The Normalization Process refers to adjustments made in business valuation methodology, the goal of which is to estimate future expected cash flow that a potential buyer can reasonably expect to receive in return for his or her investment and to present information that is on a basis similar to that of other companies in its peer group.
There are various categories of “normalization” adjustments that could be made, depending on the facts and circumstances of a case. For example, excess or deficient officers’ compensation or benefits, excess or below-market rent paid to a shareholder, or personal travel and entertainment expenses.
The Normalization Process allows a valuator to use normalized income to better reflect the true economic income of a particular business, and in turn, generate a more accurate comparison with other similar businesses and their respective values.
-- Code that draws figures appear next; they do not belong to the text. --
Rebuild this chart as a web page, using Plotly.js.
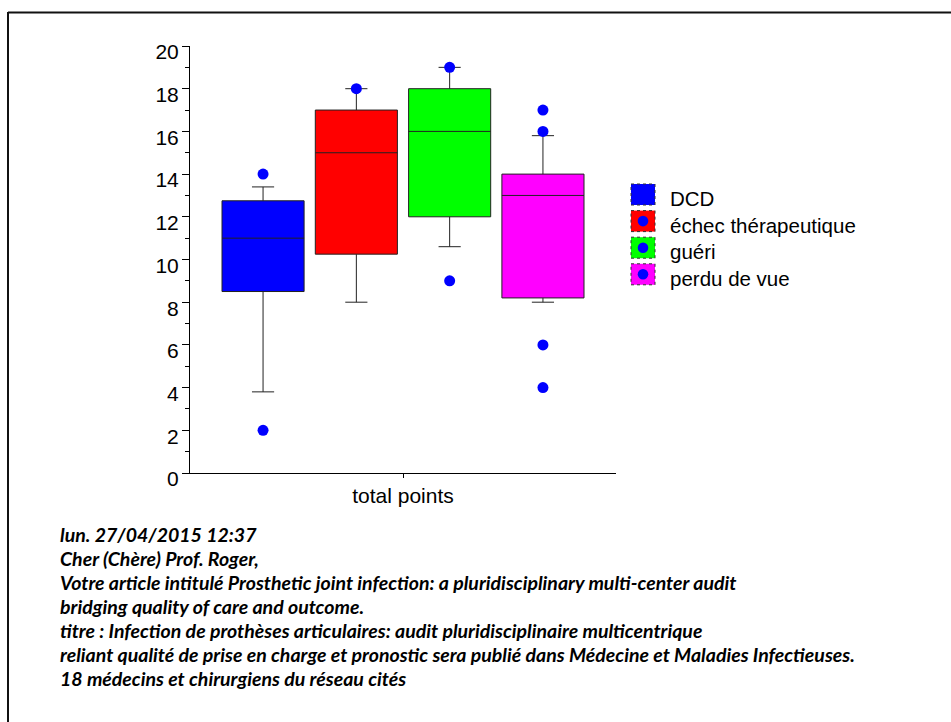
<!DOCTYPE html>
<html>
<head>
<meta charset="utf-8">
<script src="https://cdn.plot.ly/plotly-3.0.1.min.js"></script>
<style>
  html, body { margin: 0; padding: 0; background: #ffffff; }
  #chart { width: 951px; height: 722px; }
</style>
</head>
<body>
<div id="chart"></div>
<script>
// ---- data ----
const groups = ['DCD', 'échec thérapeutique', 'guéri', 'perdu de vue'];
const fillColors = ['#0000ff', '#ff0000', '#00ff00', '#ff00ff'];
const q1Values = [8.5, 10.25, 12, 8.2];
const medianValues = [11, 15, 16, 13];
const q3Values = [12.75, 17, 18, 14];
const lowerWhiskers = [3.8, 8, 10.6, 8];
const upperWhiskers = [13.4, 18, 19, 15.8];
const outlierValues = [[14, 2], [18], [19, 9], [17, 16, 6, 4]];
const xCategory = 'total points';
const noteLines = [
  'lun. 27/04/2015 12:37',
  'Cher (Chère) Prof. Roger,',
  'Votre article intitulé Prosthetic joint infection: a pluridisciplinary multi-center audit',
  'bridging quality of care and outcome.',
  'titre : Infection de prothèses articulaires: audit pluridisciplinaire multicentrique',
  'reliant qualité de prise en charge et pronostic sera publié dans Médecine et Maladies Infectieuses.',
  '18 médecins et chirurgiens du réseau cités'
];

// ---- layout geometry (pixels) ----
const W = 951, H = 722;
const M = { l: 190, r: 335, t: 46, b: 249 };
const plotW = W - M.l - M.r, plotH = H - M.t - M.b;
const px2x = px => (px - M.l) / plotW;
const px2y = py => (H - M.b - py) / plotH;

const sansFamily = 'Liberation Sans, Arial, sans-serif';
const axisFont = { family: sansFamily, size: 21, color: '#000000' };
const dotColor = '#0000ff';

const traces = [];
groups.forEach((g, i) => {
  traces.push({
    type: 'box',
    orientation: 'v',
    name: g,
    x: [i],
    q1: [q1Values[i]],
    median: [medianValues[i]],
    q3: [q3Values[i]],
    lowerfence: [lowerWhiskers[i]],
    upperfence: [upperWhiskers[i]],
    width: 0.88,
    whiskerwidth: 0.27,
    fillcolor: fillColors[i],
    line: { color: '#222222', width: 1 },
    boxpoints: false,
    showlegend: false
  });
});
groups.forEach((g, i) => {
  traces.push({
    type: 'scatter',
    mode: 'markers',
    name: g,
    x: outlierValues[i].map(() => i),
    y: outlierValues[i],
    marker: { color: dotColor, size: 11 },
    showlegend: false,
    cliponaxis: false
  });
});

const center = (groups.length - 1) / 2;
const halfSpan = 2.283;

// custom legend (icons as in the reference: colored square with blue dot)
const shapes = [];
const annotations = [];
const legX0 = 631, legX1 = 655, legTop = 184, legStep = 26.6, legH = 21;
groups.forEach((g, i) => {
  const top = legTop + i * legStep;
  shapes.push({
    type: 'rect', xref: 'paper', yref: 'paper',
    x0: px2x(legX0), x1: px2x(legX1), y0: px2y(top), y1: px2y(top + legH),
    fillcolor: fillColors[i], line: { color: '#333333', width: 1, dash: 'dot' }
  });
  const cx = (legX0 + legX1) / 2, cy = top + legH / 2, r = 5.3;
  shapes.push({
    type: 'circle', xref: 'paper', yref: 'paper',
    x0: px2x(cx - r), x1: px2x(cx + r), y0: px2y(cy - r), y1: px2y(cy + r),
    fillcolor: dotColor, line: { width: 0 }
  });
  annotations.push({
    xref: 'paper', yref: 'paper', x: px2x(668), y: px2y(cy + 4),
    xanchor: 'left', yanchor: 'middle', showarrow: false,
    text: g, font: { family: sansFamily, size: 20.5, color: '#000000' }
  });
});

// page frame (top and left border)
shapes.push({ type: 'line', xref: 'paper', yref: 'paper',
  x0: px2x(8), x1: px2x(W + 5), y0: px2y(12.5), y1: px2y(12.5),
  line: { color: '#111111', width: 2 } });
shapes.push({ type: 'line', xref: 'paper', yref: 'paper',
  x0: px2x(8), x1: px2x(8), y0: px2y(12), y1: px2y(H + 5),
  line: { color: '#111111', width: 2 } });

// note text block, one line per annotation
const noteTop = 534, noteStep = 24;
noteLines.forEach((s, i) => {
  annotations.push({
    xref: 'paper', yref: 'paper', x: px2x(58), y: px2y(noteTop + i * noteStep),
    xanchor: 'left', yanchor: 'middle', align: 'left', showarrow: false,
    text: '<b><i>' + s + '</i></b>',
    font: { family: 'Lato, Open Sans, sans-serif', size: 19.5, color: '#000000' }
  });
});

const layout = {
  width: W, height: H,
  margin: M,
  paper_bgcolor: '#ffffff', plot_bgcolor: '#ffffff',
  showlegend: false,
  boxmode: 'overlay',
  xaxis: {
    type: 'linear',
    range: [center - halfSpan, center + halfSpan],
    tickmode: 'array', tickvals: [center], ticktext: [xCategory],
    ticks: 'outside', ticklen: 4, tickcolor: '#000000',
    showline: true, linecolor: '#000000', linewidth: 1,
    showgrid: false, zeroline: false,
    tickfont: axisFont
  },
  yaxis: {
    range: [0, 20], tick0: 0, dtick: 2,
    ticks: 'outside', ticklen: 7, tickcolor: '#000000',
    ticklabelshift: 6, ticklabelstandoff: -1,
    minor: { dtick: 1, ticks: 'outside', ticklen: 4, tickcolor: '#000000', showgrid: false },
    showline: true, linecolor: '#000000', linewidth: 1,
    showgrid: false, zeroline: false,
    tickfont: axisFont
  },
  shapes: shapes,
  annotations: annotations
};

Plotly.newPlot('chart', traces, layout, { staticPlot: true, displayModeBar: false });
</script>
</body>
</html>
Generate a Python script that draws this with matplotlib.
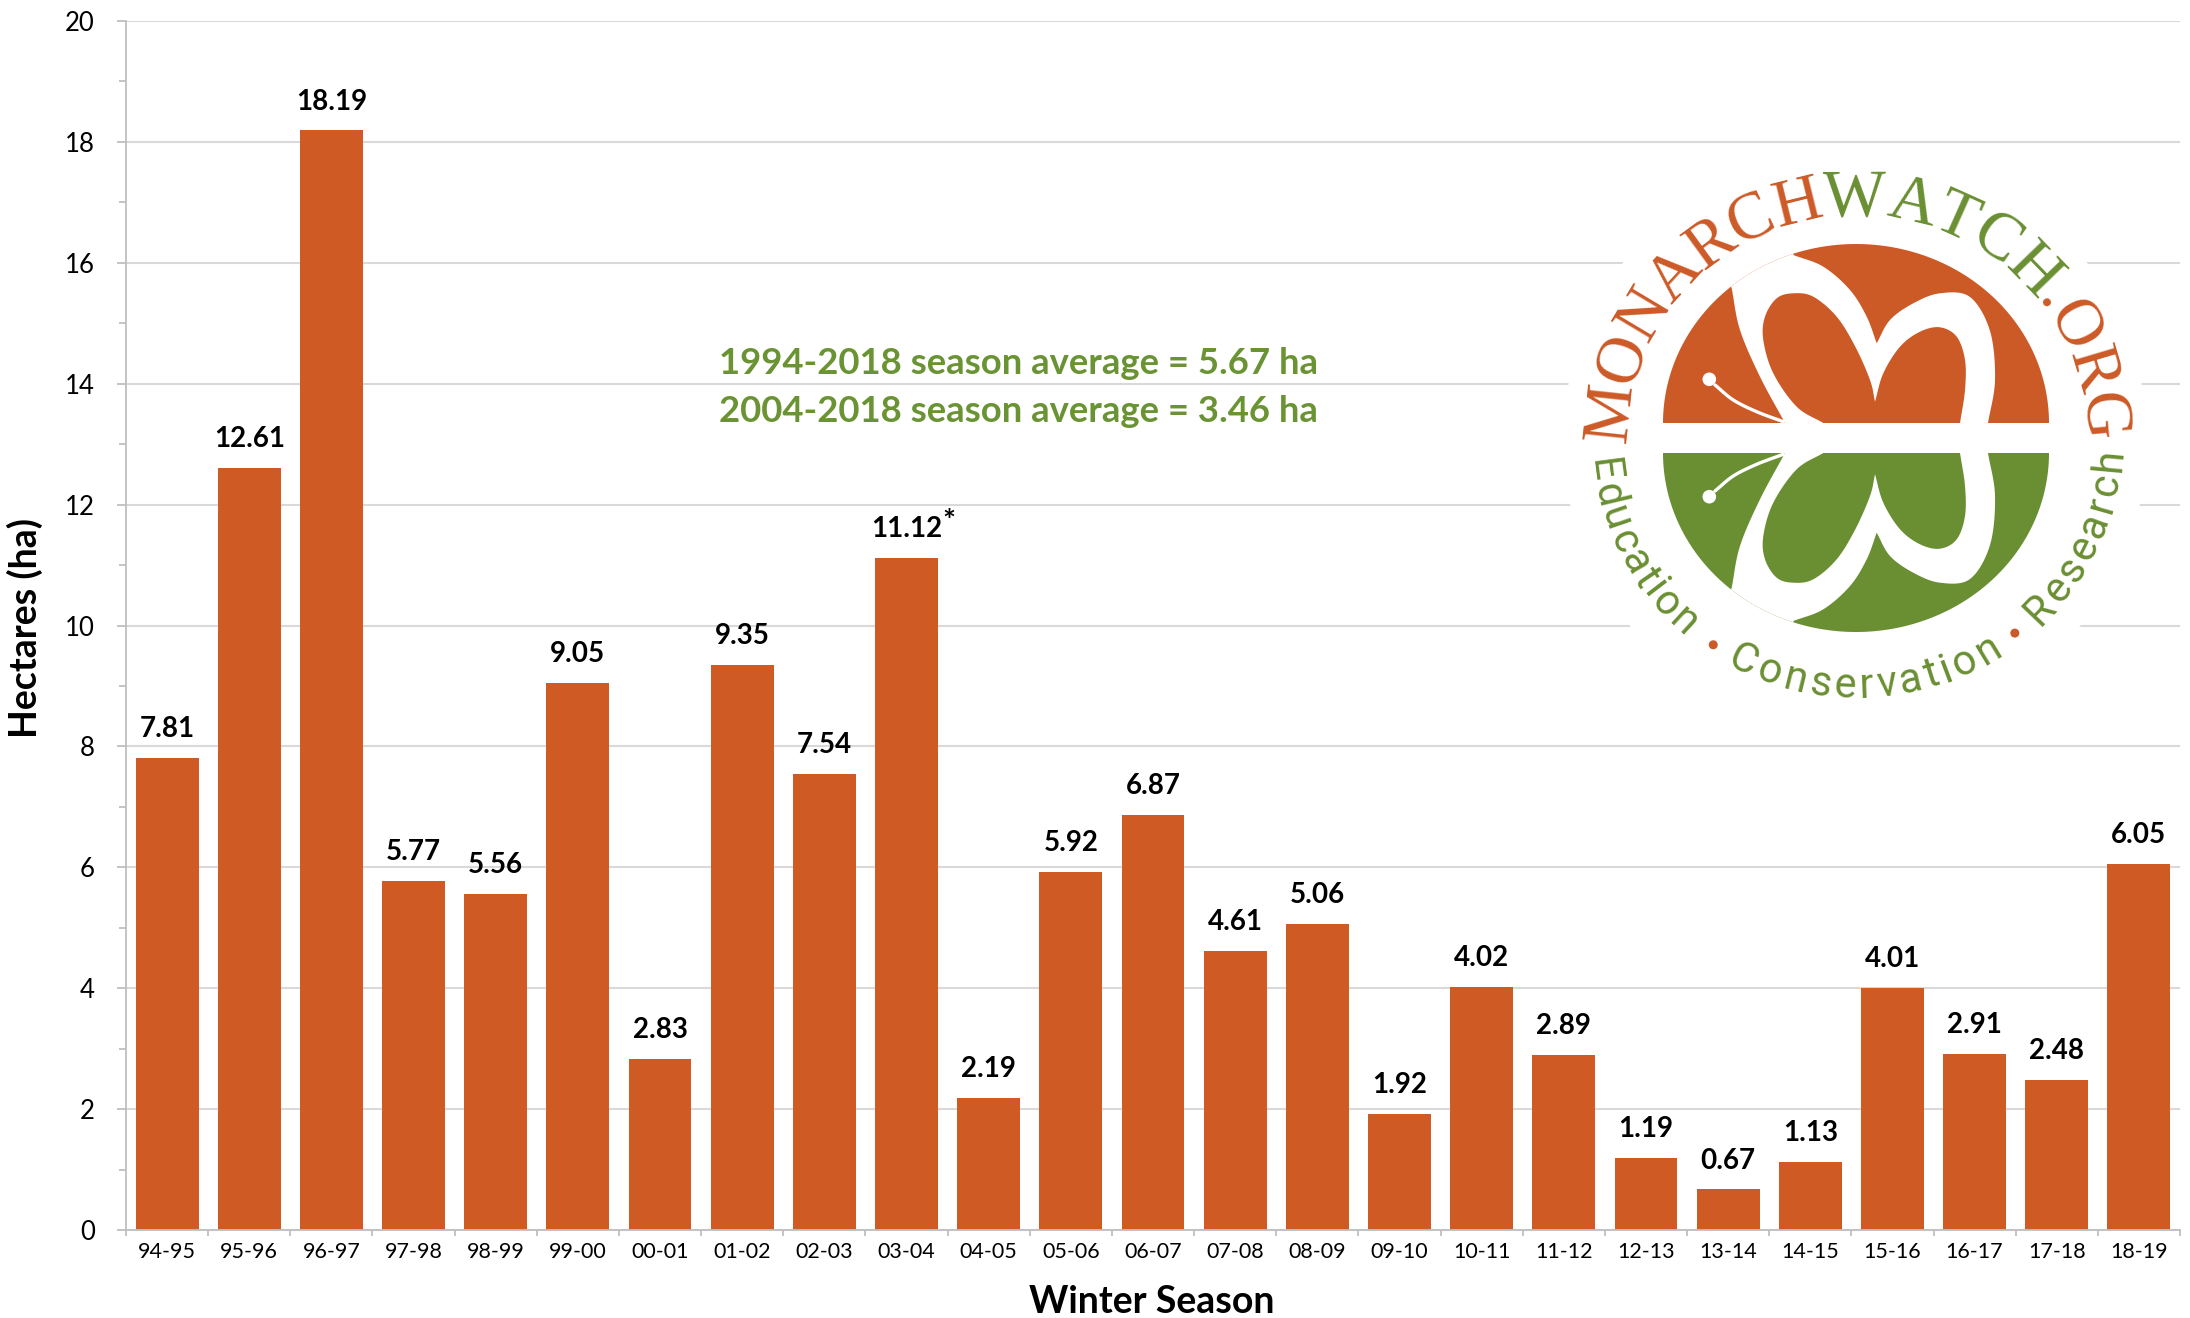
import numpy as np
import matplotlib
matplotlib.use('Agg')
import matplotlib.pyplot as plt
from matplotlib.patches import Polygon, Circle
from matplotlib.font_manager import FontProperties

# ---------------- data ----------------
seasons = ['94-95', '95-96', '96-97', '97-98', '98-99', '99-00', '00-01', '01-02',
           '02-03', '03-04', '04-05', '05-06', '06-07', '07-08', '08-09', '09-10',
           '10-11', '11-12', '12-13', '13-14', '14-15', '15-16', '16-17', '17-18', '18-19']
hectares = [7.81, 12.61, 18.19, 5.77, 5.56, 9.05, 2.83, 9.35, 7.54, 11.12, 2.19, 5.92,
            6.87, 4.61, 5.06, 1.92, 4.02, 2.89, 1.19, 0.67, 1.13, 4.01, 2.91, 2.48, 6.05]
footnote_marks = ['', '', '', '', '', '', '', '', '', '*', '', '', '', '', '', '', '',
                  '', '', '', '', '', '', '', '']
y_major = list(range(0, 21, 2))
y_minor = list(range(1, 20, 2))
avg_labels = ['1994-2018 season average = 5.67 ha',
              '2004-2018 season average = 3.46 ha']
y_title = 'Hectares (ha)'
x_title = 'Winter Season'

BAR = '#CF5A23'
GREEN = '#6A9334'
L_OR = '#CC5A27'
L_GR = '#6A8F32'
GRID = '#D9D9D9'
AXC = '#BFBFBF'

plt.rcParams['font.family'] = ['Lato', 'DejaVu Sans']

W, H = 2190, 1318
fig = plt.figure(figsize=(W / 100, H / 100), dpi=100)
ax = fig.add_axes([126 / W, 88 / H, 2054 / W, 1209 / H])

x = np.arange(len(seasons))
ax.bar(x, hectares, width=0.765, color=BAR, zorder=2)
ax.set_xlim(-0.5, len(seasons) - 0.5)
ax.set_ylim(0, 20)
ax.set_yticks(y_major)
ax.set_yticks(y_minor, minor=True)
ax.set_xticks(np.arange(-0.5, len(seasons), 1))
ax.set_xticklabels([])
ax.set_xticks(x, minor=True)
ax.set_xticklabels(seasons, minor=True)
ax.tick_params(axis='x', which='major', length=4.5, width=1.3, color=AXC)
ax.tick_params(axis='x', which='minor', length=0, pad=9, labelsize=15.5)
ax.tick_params(axis='y', which='major', length=6.5, width=1.3, color=AXC, pad=16, labelsize=18.5)
ax.tick_params(axis='y', which='minor', length=5, width=1.3, color=AXC)
ax.yaxis.grid(True, which='major', color=GRID, lw=1.5)
ax.set_axisbelow(True)
for s in ['top', 'right']:
    ax.spines[s].set_visible(False)
for s in ['left', 'bottom']:
    ax.spines[s].set_color(AXC)
    ax.spines[s].set_linewidth(1.3)

for i, (v, mk) in enumerate(zip(hectares, footnote_marks)):
    ax.annotate(f'{v:.2f}', (i, v), xytext=(0, 15), textcoords='offset points',
                ha='center', va='baseline', fontsize=20, fontweight='bold')
    if mk:
        ax.annotate(mk, (i, v), xytext=(30.5, 19), textcoords='offset points',
                    ha='center', va='baseline', fontsize=22, fontweight='bold')

fig.text(25 / W, 1 - 628 / H, y_title, rotation=90, ha='center', va='center',
         fontsize=27, fontweight='bold')
fig.text(1152 / W, 1 - 1302 / H, x_title, ha='center', va='center',
         fontsize=27, fontweight='bold')
for k, lab in enumerate(avg_labels):
    fig.text(719 / W, 1 - (363 + 48 * k) / H, lab, ha='left', va='center',
             fontsize=26.3, fontweight='bold', color=GREEN)

# ---------------- logo ----------------
lx = fig.add_axes([0, 0, 1, 1])
lx.set_xlim(0, W)
lx.set_ylim(H, 0)
lx.axis('off')
lx.patch.set_alpha(0)

cx, band_top, band_bot, cy = 1856, 423, 453, 438
rx, ry = 193, 179
lx.add_patch(Circle((1855, 440), 292, facecolor='white', edgecolor='none', zorder=0))


def cr(points, n=16):
    P = np.asarray(points, float)
    P = np.vstack([2 * P[0] - P[1], P, 2 * P[-1] - P[-2]])
    out = []
    for i in range(1, len(P) - 2):
        p0, p1, p2, p3 = P[i - 1:i + 3]
        t = np.linspace(0, 1, n, endpoint=False)[:, None]
        out.append(0.5 * (2 * p1 + (-p0 + p2) * t + (2 * p0 - 5 * p1 + 4 * p2 - p3) * t ** 2
                          + (-p0 + 3 * p1 - 3 * p2 + p3) * t ** 3))
    out.append(P[-2][None])
    return np.vstack(out)


ribbon_shape = np.vstack([
    cr([(-71, 0), (-96, 46.3), (-116, 93), (-124.3, 134.7)]),
    [(-150, 200), (-60, 215)],
    cr([(-62.7, 168), (-32.7, 156.3), (-6, 133), (10.7, 106.3), (20.7, 79.7)]),
    cr([(20.7, 79.7), (34, 103), (57.3, 119.7), (84, 129.7), (114, 126), (134, 92), (139, 43), (132, 0)]),
])
heart_shape = np.vstack([
    cr([(-32.7, 0), (-59.3, 16.3), (-82.7, 49.7), (-92.7, 83), (-91, 106.3), (-79.3, 124.7),
        (-62.7, 129.7), (-42.7, 126.3), (-19.3, 106.3), (-0.7, 76.3), (14, 43), (19, 21.3)]),
    cr([(19, 21.3), (27.3, 49.7), (44, 76.3), (64, 91.3), (84, 95.7), (100.7, 86.3),
        (109, 63), (109, 33), (104, 0)]),
])
antenna = cr([(-141, 38), (-122.7, 23), (-99.3, 11.3), (-72.7, 1.3)])


def place(pts, base, sign):
    p = np.asarray(pts, float)
    return np.column_stack([cx + p[:, 0], base - sign * p[:, 1]])


tt = np.linspace(0, np.pi, 240)
for base, sign, col in [(band_top, 1, L_OR), (band_bot, -1, L_GR)]:
    disk = Polygon(np.column_stack([cx + rx * np.cos(tt), base - sign * ry * np.sin(tt)]),
                   closed=True, facecolor=col, edgecolor='none', zorder=1)
    lx.add_patch(disk)
    rib = Polygon(place(ribbon_shape, base, sign), closed=True, facecolor='white',
                  edgecolor='none', zorder=2)
    lx.add_patch(rib)
    rib.set_clip_path(disk)
    lx.add_patch(Polygon(place(heart_shape, base, sign), closed=True, facecolor=col,
                         edgecolor='none', zorder=3))
    a = place(antenna, base, sign)
    lx.plot(a[:, 0], a[:, 1], color='white', lw=2.4, solid_capstyle='round', zorder=4)
    lx.add_patch(Circle((cx - 146.7, base - sign * 43.7), 6.8, facecolor='white',
                        edgecolor='none', zorder=4))

renderer = fig.canvas.get_renderer()


def widths(s, fp):
    return np.array([renderer.get_text_width_height_descent(c, fp, ismath=False)[0] for c in s])


def angles(s, fp, a0, a1, r):
    w = widths(s, fp)
    if len(s) == 1:
        return np.array([a0])
    steps = (w[:-1] + w[1:]) / 2
    L = r * np.radians(abs(a1 - a0))
    track = (L - steps.sum()) / (len(s) - 1)
    cum = np.concatenate([[0], np.cumsum(steps + track)])
    return a0 + (a1 - a0) * cum / cum[-1]


fp_top = FontProperties(family='Liberation Serif', size=48)
top_words = [('MONARCH', L_OR), ('WATCH', L_GR), ('.ORG', L_OR)]
top_text = ''.join(w for w, _ in top_words)
top_cols = [c for w, c in top_words for _ in w]
ang = angles(top_text, fp_top, 174, 5.2, 245)
rbx, rby = 229, 223
for ch, a, c in zip(top_text, ang, top_cols):
    t = np.radians(a)
    lx.text(cx + rbx * np.cos(t), cy - rby * np.sin(t), ch, rotation=a - 90,
            rotation_mode='anchor', ha='center', va='baseline', fontproperties=fp_top,
            color=c, zorder=5)

fp_bot = FontProperties(family='Roboto', size=30)
bottom_words = [('Education', 187.5, 227.4), ('Conservation', 243.6, 301.2),
                ('Research', 316.3, 354.8)]
rbx2, rby2 = 266, 260
for word, a0, a1 in bottom_words:
    ang = angles(word, fp_bot, a0, a1, 252)
    for ch, a in zip(word, ang):
        t = np.radians(a)
        lx.text(cx + rbx2 * np.cos(t), cy - rby2 * np.sin(t), ch, rotation=a + 90,
                rotation_mode='anchor', ha='center', va='baseline', fontproperties=fp_bot,
                color=L_GR, zorder=5)
for a in [235.8, 308.7]:
    t = np.radians(a)
    lx.add_patch(Circle((cx + 254 * np.cos(t), cy - 250 * np.sin(t)), 4.5,
                        facecolor=L_OR, edgecolor='none', zorder=5))

fig.savefig('out.png', dpi=100)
Should You Use the Company’s Accountant to Value the Business?
Although it may seem prudent at first to ask of the company’s accountant – who is undoubtedly very familiar with the business – to value the business, the following four important reasons suggest that hiring an outside professional is the wiser approach:
- If one party seeks to engage the company’s accountant, chances are the other spouse will have concerns about the integrity or objectivity of the process, and hire their own forensic accountant. Accordingly, not one, but two accountants would then need to be paid.
- If the valuation issues cannot be resolved with each side having engaged their own experts, and the case proceeds to trial, the loyalty of the company’s accountant to the business-owning spouse can have a significant impact on the perceived credibility of this expert witness, should he or she be required to take the witness stand. In that case, the parties may end up hiring a third or even a fourth accounting expert to take the witness stand.
- There is no confidentiality or privilege between the company’s accountant and a client. Everything is discoverable, unlike the attorney-client privilege, which protects confidentiality. If an attorney is engaged first, and the attorney brings in the forensic accountant, there are ways to include the financial professional within the scope of the attorney-client privilege.
- The most cost-efficient way to get a family business valued is through the use of a court-appointed, neutral forensic accountant. In this situation, the parties and their counsel agree upon one individual who has no allegiance to either party to perform an independent analysis of the value of a spouse’s interest in a business.
If the parties intend to sell the business and distribute the proceeds, it might not be necessary to hire a business valuator during a divorce proceeding. If, however, one spouse would like to buy out the other spouse, then the business interests must be valued by a valuator. In such instance, a professional valuation may be worthwhile, irrespective of the size of the business, or potential dollar value.